THE EXERCISE | Exactly the lines from the start of the data below through the line that contains "import pandas as pd" are to be copied, with pictures left out.

SUPPLIED INFORMATION |
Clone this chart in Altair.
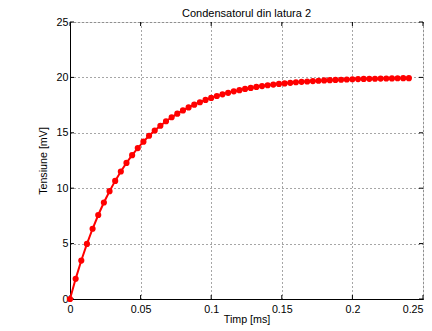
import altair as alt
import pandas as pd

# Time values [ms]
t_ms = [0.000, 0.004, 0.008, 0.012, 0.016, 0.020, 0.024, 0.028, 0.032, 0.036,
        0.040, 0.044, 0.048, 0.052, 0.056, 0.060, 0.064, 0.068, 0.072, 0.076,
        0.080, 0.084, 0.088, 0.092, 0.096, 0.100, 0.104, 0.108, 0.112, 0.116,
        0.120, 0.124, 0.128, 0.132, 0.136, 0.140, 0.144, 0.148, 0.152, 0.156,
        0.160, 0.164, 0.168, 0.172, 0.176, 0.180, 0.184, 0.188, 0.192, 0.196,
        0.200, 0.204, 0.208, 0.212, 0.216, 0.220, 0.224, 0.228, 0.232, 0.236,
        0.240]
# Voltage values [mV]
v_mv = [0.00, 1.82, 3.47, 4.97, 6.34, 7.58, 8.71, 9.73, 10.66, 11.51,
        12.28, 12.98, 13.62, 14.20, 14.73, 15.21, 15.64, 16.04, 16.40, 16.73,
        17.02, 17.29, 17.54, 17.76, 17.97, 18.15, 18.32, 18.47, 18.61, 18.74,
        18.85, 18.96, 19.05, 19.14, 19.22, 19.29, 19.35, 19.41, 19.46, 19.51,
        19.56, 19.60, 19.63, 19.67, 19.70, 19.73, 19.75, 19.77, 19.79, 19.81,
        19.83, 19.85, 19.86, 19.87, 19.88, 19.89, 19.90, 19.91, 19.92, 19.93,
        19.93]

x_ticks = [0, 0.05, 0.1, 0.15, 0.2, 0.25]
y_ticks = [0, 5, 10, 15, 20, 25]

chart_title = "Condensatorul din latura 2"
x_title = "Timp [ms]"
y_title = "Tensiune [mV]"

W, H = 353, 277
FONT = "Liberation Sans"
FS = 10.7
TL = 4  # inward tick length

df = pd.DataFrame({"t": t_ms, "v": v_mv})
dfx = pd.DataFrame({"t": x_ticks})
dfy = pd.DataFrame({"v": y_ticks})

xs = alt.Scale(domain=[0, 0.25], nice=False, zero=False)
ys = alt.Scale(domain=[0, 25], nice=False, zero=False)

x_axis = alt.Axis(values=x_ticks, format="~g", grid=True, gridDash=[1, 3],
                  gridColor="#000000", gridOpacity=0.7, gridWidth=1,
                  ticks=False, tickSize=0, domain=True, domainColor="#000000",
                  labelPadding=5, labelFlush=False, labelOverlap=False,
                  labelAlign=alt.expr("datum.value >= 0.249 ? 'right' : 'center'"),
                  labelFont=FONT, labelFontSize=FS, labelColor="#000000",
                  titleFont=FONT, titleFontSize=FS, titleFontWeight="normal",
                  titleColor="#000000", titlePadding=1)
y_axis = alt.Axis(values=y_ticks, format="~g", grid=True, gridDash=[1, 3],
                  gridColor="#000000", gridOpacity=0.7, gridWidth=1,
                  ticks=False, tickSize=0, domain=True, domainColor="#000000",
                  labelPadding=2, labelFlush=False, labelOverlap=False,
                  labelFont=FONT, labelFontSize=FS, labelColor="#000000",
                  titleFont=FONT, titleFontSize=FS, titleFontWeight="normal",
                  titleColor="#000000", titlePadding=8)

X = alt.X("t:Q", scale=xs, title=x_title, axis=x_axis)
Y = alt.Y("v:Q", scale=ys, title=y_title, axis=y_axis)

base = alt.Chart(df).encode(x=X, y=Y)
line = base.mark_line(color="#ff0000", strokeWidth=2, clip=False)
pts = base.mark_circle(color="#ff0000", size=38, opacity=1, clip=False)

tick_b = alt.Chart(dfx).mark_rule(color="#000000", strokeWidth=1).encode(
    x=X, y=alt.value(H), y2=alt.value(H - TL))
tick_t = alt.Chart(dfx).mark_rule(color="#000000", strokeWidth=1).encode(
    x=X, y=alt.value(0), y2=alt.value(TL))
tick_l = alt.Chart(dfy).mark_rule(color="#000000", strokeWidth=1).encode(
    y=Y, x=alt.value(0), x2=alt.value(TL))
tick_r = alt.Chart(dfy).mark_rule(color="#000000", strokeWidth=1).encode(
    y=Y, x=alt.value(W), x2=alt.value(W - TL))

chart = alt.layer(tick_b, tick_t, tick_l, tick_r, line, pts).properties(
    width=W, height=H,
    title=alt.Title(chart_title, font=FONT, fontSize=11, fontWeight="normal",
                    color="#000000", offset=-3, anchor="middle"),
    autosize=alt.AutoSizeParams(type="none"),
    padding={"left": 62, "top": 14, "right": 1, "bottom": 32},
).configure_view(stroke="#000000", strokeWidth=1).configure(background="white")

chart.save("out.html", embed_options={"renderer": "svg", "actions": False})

IN RESPONSE |
Clone this chart in Altair.
import altair as alt
import pandas as pd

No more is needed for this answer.